Almost a century after his election, Woodrow Wilson may not be the most-remembered former U.S. president in his native land. Sure, there’s a Woodrow Wilson presidential museum in Northwest Washington, and an international center for scholars, and even a bridge, downtown. But ask the average person on the street to tell you something, anything, about Wilson, and you may not get much.
In the Czech Republic, however, Wilson is a rock star.
In Prague on Wednesday, a monument of Wilson, one of the few statues of an American president on foreign soil, was dedicated at the main train station, which is also named after him. The ceremony was part of a week-long series of events in Prague commemorating Wilson.
Two Washingtonians and a D.C.-based organization spurred the rebuilding of the Wilson monument and got the project off the ground for the Czechs.
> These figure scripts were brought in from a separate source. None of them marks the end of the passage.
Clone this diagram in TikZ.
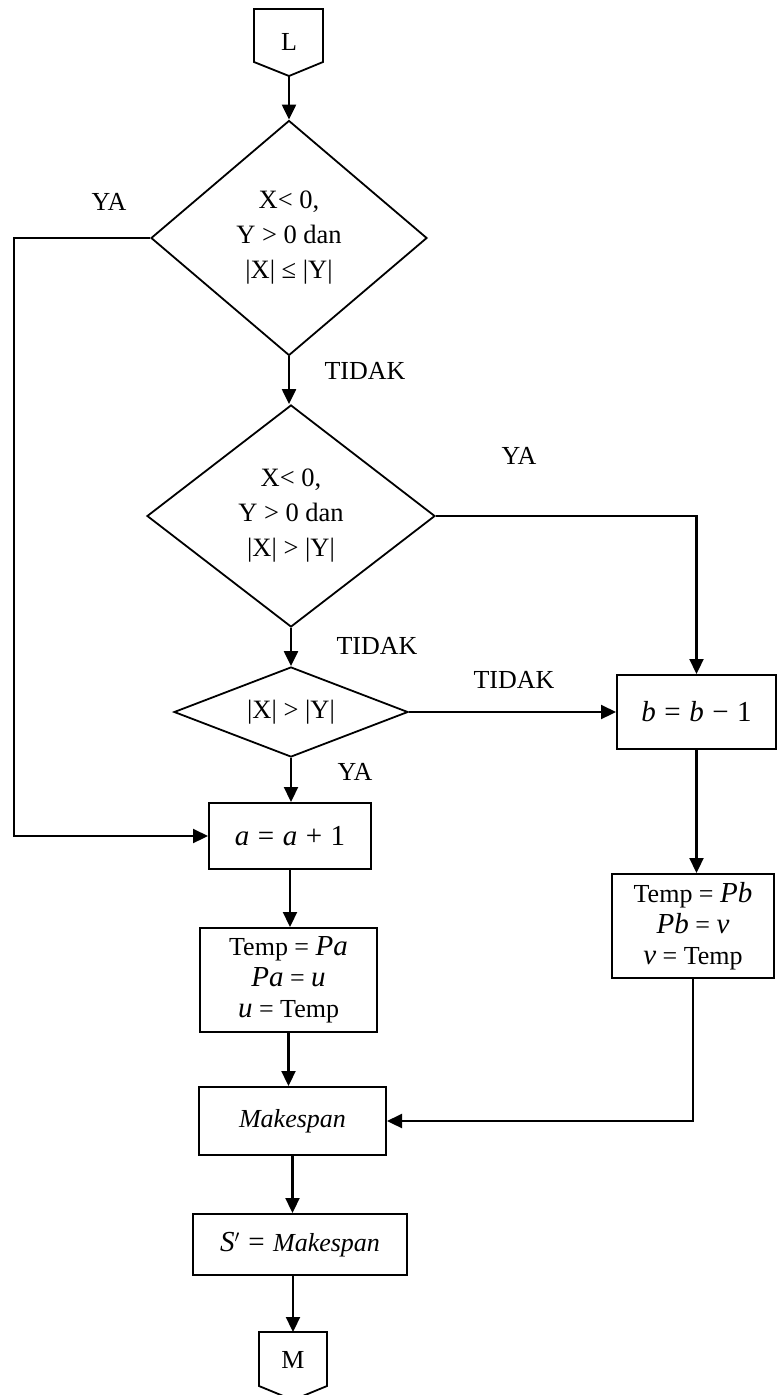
\documentclass[tikz,border=0pt]{standalone}
\usepackage{fontspec}
\setmainfont{Liberation Serif}
\usetikzlibrary{arrows.meta,shapes.geometric,calc}
\newcommand{\mv}[1]{{\fontsize{29pt}{31pt}\selectfont\textit{#1}}}
\newcommand{\mn}[1]{{\fontsize{29pt}{31pt}\selectfont #1}}
\newcommand{\gapsp}{\hspace{2pt}}
\begin{document}
\begin{tikzpicture}[x=1pt,y=-1pt,
  every node/.style={font=\fontsize{26pt}{31pt}\selectfont},
  box/.style={draw,line width=2pt,inner sep=0pt,align=center},
  dia/.style={draw,diamond,line width=1.8pt,inner sep=0pt},
  dtext/.style={align=center,inner sep=0pt,font=\fontsize{26.5pt}{35pt}\selectfont},
  lbl/.style={inner sep=0pt},
  arr/.style={line width=2.2pt,-{Triangle[length=15pt,width=14pt]}},
  conn/.style={line width=1.8pt,line join=miter}]
\useasboundingbox (0,0) rectangle (777,1395);

% off-page connector L
\draw[conn] (254,9) -- (323,9) -- (323,62) -- (289,76) -- (254,62) -- cycle;
\node[lbl] (L) at (289,42) {L};
\coordinate (Ltip) at (289,76);

% decisions
\node[dia,minimum width=276pt,minimum height=235pt] (d1) at (289,238) {};
\node[dtext] (t1) at (d1) {X< 0,\\Y > 0 dan\\|X| ≤ |Y|};
\node[dia,minimum width=288pt,minimum height=222pt] (d2) at (291,516) {};
\node[dtext] (t2) at (d2) {X< 0,\\Y > 0 dan\\|X| > |Y|};
\node[dia,minimum width=234pt,minimum height=90pt] (d3) at (291,712) {};
\node[dtext] (t3) at (d3) {|X| > |Y|};

% process boxes
\node[box,minimum width=162pt,minimum height=66pt] (a) at (290,836) {\mv{a} \gapsp\mn{=} \gapsp\mv{a} \gapsp\mn{+} \gapsp\mn{1}};
\node[box,minimum width=177pt,minimum height=104pt] (tpa) at (288.5,980) {Temp = \mv{Pa}\\\mv{Pa} = \mv{u}\\\mv{u} = Temp};
\node[box,minimum width=187pt,minimum height=68pt] (mk) at (292.5,1121) {\textit{Makespan}};
\node[box,minimum width=214pt,minimum height=61pt] (sp) at (300,1244.5) {\mv{S}$'$ \gapsp\mn{=} \gapsp\textit{Makespan}};
\node[box,minimum width=159pt,minimum height=74pt] (b) at (696.5,712) {\mv{b} \gapsp\mn{=} \gapsp\mv{b} \gapsp\mn{−} \gapsp\mn{1}};
\node[box,minimum width=162pt,minimum height=104pt] (tpb) at (693,926) {Temp = \mv{Pb}\\\mv{Pb} = \mv{v}\\\mv{v} = Temp};

% off-page connector M
\coordinate (Mtop) at (293,1332);
\draw[conn] (259,1332) -- (327,1332) -- (327,1386) -- (293,1400) -- (259,1386) -- cycle;
\node[lbl] (M) at (293,1360) {M};

% connectors
\draw[arr] (Ltip) -- (Ltip |- d1.north);
\draw[arr] (d1.south) -- (d1.south |- d2.north);
\draw[arr] (d2.south) -- (d3.north);
\draw[arr] (d3.south) -- (d3.south |- a.north);
\draw[arr] (a.south) -- (a.south |- tpa.north);
\draw[arr] (tpa.south) -- (tpa.south |- mk.north);
\draw[arr] (mk.south) -- (mk.south |- sp.north);
\draw[arr] (Mtop |- sp.south) -- (Mtop);
\draw[arr] (d1.west) -- (14,238) |- (a.west);
\draw[arr] (d2.east) -| (b.north);
\draw[arr] (d3.east) -- (b.west);
\draw[arr] (b.south) -- (b.south |- tpb.north);
\draw[arr] (tpb.south) |- (mk.east);

% labels
\node[lbl] (ya1) at (109,202) {YA};
\node[lbl] (tk1) at (365,371) {TIDAK};
\node[lbl] (ya2) at (519,456) {YA};
\node[lbl] (tk2) at (377,646) {TIDAK};
\node[lbl] (tk3) at (514,680) {TIDAK};
\node[lbl] (ya3) at (355,772) {YA};
\end{tikzpicture}
\end{document}
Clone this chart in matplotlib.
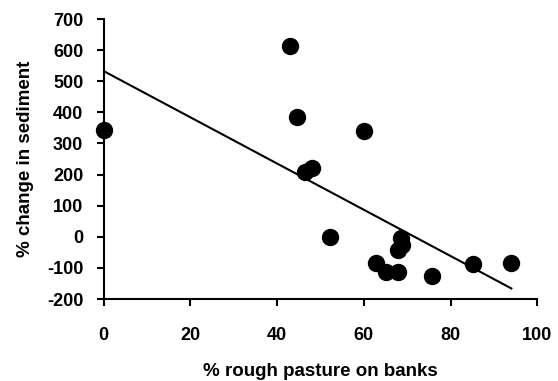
import matplotlib
matplotlib.use('Agg')
import matplotlib.pyplot as plt
from matplotlib.font_manager import FontProperties

# % rough pasture on banks vs % change in sediment
pasture = [0, 43.0, 44.5, 46.4, 48.1, 52.2, 60.0, 62.9, 65.2, 67.9, 67.9, 68.7, 68.6, 75.8, 85.1, 93.8]
sediment = [343, 613, 386, 209, 220, 0, 341, -85, -112, -112, -42, -26, -5, -126, -87, -85]

# trend line
line_x = [0, 94]
line_y = [533, -166]

tick_font = FontProperties(family='Liberation Sans', weight='bold', size=13)
label_font = FontProperties(family='Liberation Sans', weight='bold', size=13.5)

fig = plt.figure(figsize=(5.58, 3.81), dpi=100)
ax = fig.add_axes([0.1855, 0.2152, 0.7776, 0.7348])

ax.plot(line_x, line_y, color='black', linewidth=1.5, zorder=2)
ax.plot(pasture, sediment, 'o', color='black', markersize=11.5, clip_on=False, zorder=3)

ax.set_xlim(0, 100)
ax.set_ylim(-200, 700)
xt = list(range(0, 101, 20))
yt = list(range(-200, 701, 100))
ax.set_xticks(xt)
ax.set_xticklabels([str(v) for v in xt], fontproperties=tick_font)
ax.set_yticks(yt)
ax.set_yticklabels([str(v) for v in yt], fontproperties=tick_font)

for s in ['top', 'right']:
    ax.spines[s].set_visible(False)
for s in ['left', 'bottom']:
    ax.spines[s].set_linewidth(1.5)
ax.tick_params(axis='both', direction='out', length=5, width=1.5)
ax.tick_params(axis='y', pad=9.5)
ax.tick_params(axis='x', pad=15)

ax.set_xlabel('% rough pasture on banks', fontproperties=label_font, labelpad=13.5)
ax.set_ylabel('% change in sediment', fontproperties=label_font, labelpad=9.5)

fig.savefig('out.png', dpi=100)
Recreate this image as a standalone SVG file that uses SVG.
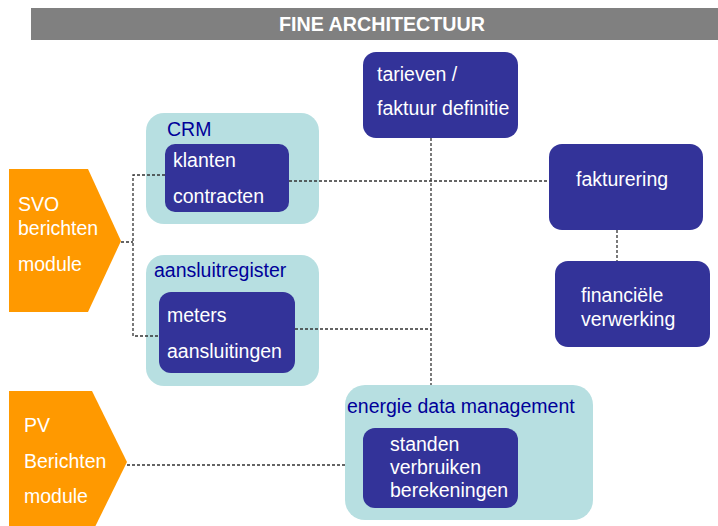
<svg xmlns="http://www.w3.org/2000/svg" width="718" height="526" viewBox="0 0 718 526">
<style>
.t{font-family:"Liberation Sans",Arial,sans-serif;font-size:19.5px;fill:#ffffff}
.lb{font-family:"Liberation Sans",Arial,sans-serif;font-size:19.5px;fill:#000099}
.dk{fill:#333399}
.cy{fill:#b7dfe1}
.or{fill:#ff9900}
.c{stroke:#333333;stroke-width:1.3;stroke-dasharray:3 2;fill:none}
</style>
<rect width="718" height="526" fill="#ffffff"/>
<g id="title">
<rect x="31" y="8" width="687" height="32" fill="#808080"/>
<text x="382" y="31" text-anchor="middle" style="font-family:'Liberation Sans',Arial,sans-serif;font-size:19.7px;font-weight:bold;fill:#ffffff">FINE ARCHITECTUUR</text>
</g>
<g id="crm">
<rect class="cy" x="146" y="113" width="173" height="111" rx="18"/>
<text class="lb" x="167" y="136">CRM</text>
</g>
<g id="aansluitregister">
<rect class="cy" x="146" y="255" width="173" height="131" rx="18"/>
<text class="lb" x="154" y="277">aansluitregister</text>
</g>
<g id="edm">
<rect class="cy" x="345" y="385" width="248" height="135" rx="20"/>
<text class="lb" x="347" y="413">energie data management</text>
</g>
<g id="connectors">
<polyline class="c" points="121,242 133,242"/>
<polyline class="c" points="165,175 133,175 133,336 159,336"/>
<line class="c" x1="289" y1="181" x2="549" y2="181"/>
<line class="c" x1="431" y1="138" x2="431" y2="385"/>
<line class="c" x1="295" y1="329" x2="431" y2="329"/>
<line class="c" x1="617" y1="230" x2="617" y2="261"/>
<line class="c" x1="127" y1="465" x2="345" y2="465"/>
</g>
<g id="svo">
<polygon class="or" points="9,169 88,169 121,241 88,312 9,312"/>
<text class="t" x="18" y="211">SVO</text>
<text class="t" x="18" y="235">berichten</text>
<text class="t" x="18" y="271">module</text>
</g>
<g id="pv">
<polygon class="or" points="9,391 92,391 127,462 92,533 9,533"/>
<text class="t" x="24" y="432">PV</text>
<text class="t" x="24" y="468">Berichten</text>
<text class="t" x="24" y="503">module</text>
</g>
<g id="klanten">
<rect class="dk" x="165" y="144" width="124" height="68" rx="10"/>
<text class="t" x="173" y="167">klanten</text>
<text class="t" x="173" y="203">contracten</text>
</g>
<g id="meters">
<rect class="dk" x="159" y="292" width="136" height="81" rx="12"/>
<text class="t" x="167" y="322">meters</text>
<text class="t" x="167" y="358">aansluitingen</text>
</g>
<g id="tarieven">
<rect class="dk" x="363" y="52" width="155" height="86" rx="13"/>
<text class="t" x="377" y="81">tarieven /</text>
<text class="t" x="377" y="115">faktuur definitie</text>
</g>
<g id="fakturering">
<rect class="dk" x="549" y="144" width="154" height="86" rx="13"/>
<text class="t" x="576" y="186">fakturering</text>
</g>
<g id="financiele">
<rect class="dk" x="555" y="261" width="155" height="86" rx="13"/>
<text class="t" x="581" y="302">financiële</text>
<text class="t" x="581" y="326">verwerking</text>
</g>
<g id="standen">
<rect class="dk" x="363" y="428" width="155" height="80" rx="12"/>
<text class="t" x="390" y="451">standen</text>
<text class="t" x="390" y="474">verbruiken</text>
<text class="t" x="390" y="497">berekeningen</text>
</g>
</svg>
Why? Wilson was once considered the foster father of Czechoslovakia for championing its independence after World War I. “The admiration of the people for him amounts almost to hero worship,” Tomas Masaryk, Czechoslovakia’s first president, said years later.
The statue was raised Sept. 8, and Wednesday’s unveiling was a major national event, featuring former Czech president Vaclav Havel, former U.S. secretary of state and Prague native Madeleine K. Albright and current Czech President Vaclav Klaus, among others.
“I’m not saying Wilson is omnipresent these days, but the United Sates and the Czech Republic have a very strong bond,” said Petr Gandalovic, the Czech ambassador to the United States. “Of course, this is a landmark of Czech American relations. It’s an opportunity to commemorate the importance of the United States of America in the creation of independent Czechoslovakia.”
During World War I, Wilson, a scholarly son of Staunton, Va., recognized Masaryk’s government in exile. Masaryk had lobbied for the recognition, pointing out to Wilson, a former history professor, the influence of the Declaration of Independence on Czechoslovakia’s founding document. When the war ended, Wilson advocated for the establishment of “small states” from the defeated Austro-Hungarian Empire.
In gratitude, Prague’s art nouveau train station was named for him in 1919. Albin Polasek, a Czech immigrant who led the sculpture department at the Art Institute of Chicago for almost 30 years, created an 11-foot-tall bronze statue of Wilson on a 14-foot-high granite pedestal. It was erected just outside the train station’s entrance on July 4, 1928. On its base were inscribed his words: “The world must be made safe for democracy,” in English and Czech.
Wilson’s statue greeted passersby for 13 years, his hands extended in what the sculptor called a “Protestant blessing,” palms held lower than Catholics do. It was modeled on his appearance at the 1919 Versailles peace conference, symbolically blessing the new Czech democracy.
In 1941, following the Nazi occupation of Czechoslovakia, the statue was destroyed on the orders of Reinhard Heydrich, one of the principal planners of the Holocaust. The Germans also changed the name of the train station from Wilson Station to Main Station, although Czechs with long memories sometimes used the former name. Wilson Station was fading into history, however, until 1990, when it was restored.
Meanwhile, in Washington, Robert Doubek was casting around for a project. He had co-founded the Vietnam Veterans Memorial Fund and was working for real estate development companies before he joined the State Department. Doubek, a Berwyn, Ill.-born son of Bohemian parents whose homeland had been absorbed into Czechoslovakia, was enthused at the news that his ancestors’ home had just split peacefully into the Czech Republic and Slovakia. He met the new Czech president at the dedication of the National Czech and Slovak Museum in Cedar Rapids, Iowa, and the president asked Doubek for help getting the country into NATO.
Doubek and Phil Kasik formed the American Friends of the Czech Republic to fulfill that request. That led to the creation of a statue of Masaryk in Washington, at Massachusetts and Florida avenues NW, which led to the idea of a sister statue to cement the friendship between the nations. Working with the local and national governments in Prague, the group staged a design competition and hired Czech artisans to recreate the historic statue.
“We literally pieced together how the statue was created and how it looked,” Kasik said.
Because the Nazis had destroyed and melted down most of the statue, there was little hope of working with anything but the few photos that could be found. But in the country’s national museum warehouse, researchers found the only remaining piece of the original plaster model — Wilson’s head and shoulders. With that, the artists set to work and calculated the proportions of the original statue.
The Nazis’ effort to destroy history wasn’t entirely successful, even in the 1940s. When World War II ended, Czech citizens dedicated a marker on a small pedestal on Wilson Street (Wilsonova Ulice). That marker also was destroyed, this time by communists, but its existence had been recorded.
“It said ‘Here once stood a statue to Woodrow Wilson, and someday it will be rebuilt by Americans of Czech descent,’ ” Doubek said. “I didn’t know this existed until we were halfway through the project.”